Random Story Idea! · 2:37am Nov 30th, 2015
Don't ask me how, don't ask me why, but today an idea popped into my head and I decided to just run with it.
"Where There's Smoke…" (a.k.a., "Spike Is Stuck In A Youtube Poop World")
I guess it came about because my outlining for "Lum the Invader Pony" (a.k.a. "Urusei Yatsura meets MLP") isn't going very well. I'm having more trouble than I expected making the crossover concept interesting. With what I've got, I can easily take it to 1000 words, but I don't know if the story can meet my rather high personal standards.
Regarding "When There's Smoke...", although I plan to finish it, I don't know if I'll actually post it here, much less make it public. It'll probably be the only "M"-rated fic I'll ever write. Here's a taste:
…Twilight frantically queried, "Got any problems, troubles, or conundrums or any other sort of problems, troubles or conundrums that I as a gooooooood friend could help you solve??" She smiled expectantly. Spike realized he'd had a conversation like this with her before. He did not, however, recall Twilight putting that much emphasis on 'good', nor her voice inexplicably sounding of helium when she did so.
"Uh…I got nothin'," he replied. Twilight's expression immediately turned crestfallen. So much so, in fact, that Spike momentarily wondered if she might shatter from sheer sad. Two seconds later, Twilight did exactly that, her form breaking into four hundred twenty-seven pieces, leaving a pile of glassy unicorn shards in a pile on the floor.
Mildly concerned – perhaps he should have been more so, but he'd seen Twilight perform much stranger magic – he made his way downstairs, only to find Pinkie Pie already in the library, staring at a random bookshelf.
"Oh, hi Pinkie," Spike said as nicely as he could.
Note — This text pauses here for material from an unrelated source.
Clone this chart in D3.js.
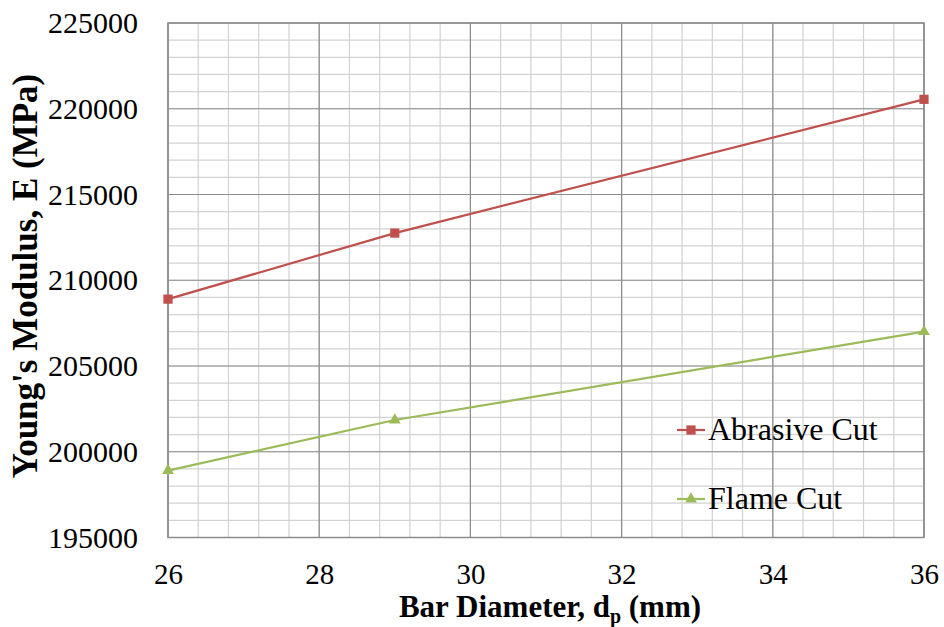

Pinkie, however, ignored him. She was engrossed in the books on the shelf, most of which were reference materials.
"Ref-ref-ref-ref. Ref. Ref. Ref-ref. Ref-ref-ref," Pinkie said to the books. Spike looked around, unsure how to react. Pinkie continued: "Ref-ref. Ref-ref. Ref. Ref-ref-ref."
This went on for about fifteen minutes. At that point, Pinkie lifted off the ground despite her lack of wings (or any movement at all) and floated out the nearest window. …
Please let me know what you think. I'd really love some feedback on this idea, because I'm concerned that, given my writing style, it might come off too boring.